Pointed reference to a placement in which you no longer control your diary.

appraise

To report on what you feel before the facts are reality tested.

apprentice

A PA with ambition.

aptitude test

Battery of circuitous quizzes designed to assess your endurance, your positives and negatives, and the calibre of your weaponry.

argh

Onomatopoeic sound that computer gurus make when they discover that they aren’t. It means argh.

argument

Argued against.

Arial

This is a clear font unencumbered by curly bits and is the style choice for emails. When being clear it is crucial to say that you are being clear, even if you have several hidden agendas.
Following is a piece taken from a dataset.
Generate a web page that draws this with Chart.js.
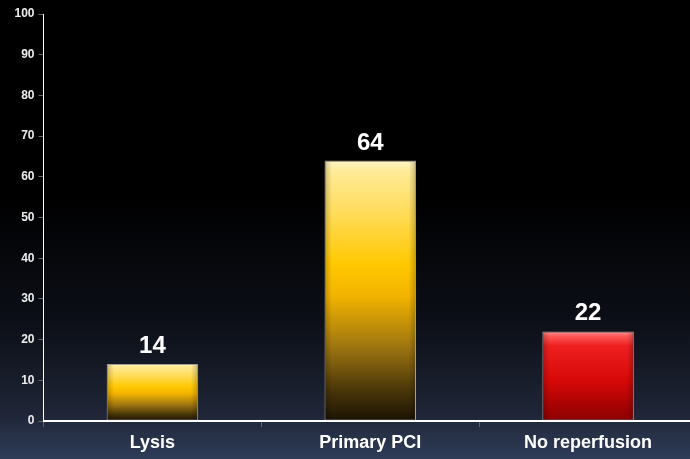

By merely saying that something is in Arial your audience will suspend disbelief, even if it is in Times New Roman.

aristocrats

People who know they are the best, contrasted with managers, who know they aren’t.

arts, the

When presenting as cultured and part of the culture, the arts are worth sponsoring for networking over nibbles.

assembly line

A sequenced method of manufacturing robots from humans.

assessment centre

An administration established to milk the belief that psychologists understand behaviour.

assets

  1. Necessary counterweight for balanced accounts, and accountants.
  2. Temporarily valued budget items available to support the career advancement of senior and chief executives.
  3. Optimism quantified.
  4. Liabilities waiting to happen.

assumption

Well, you have to start somewhere.

attendance

What you’re paid for.

attitude

Mythical entity used by managers to manipulate high performers. Can be singular or plural, but out of many comes one, which in other contexts is quite a good motto.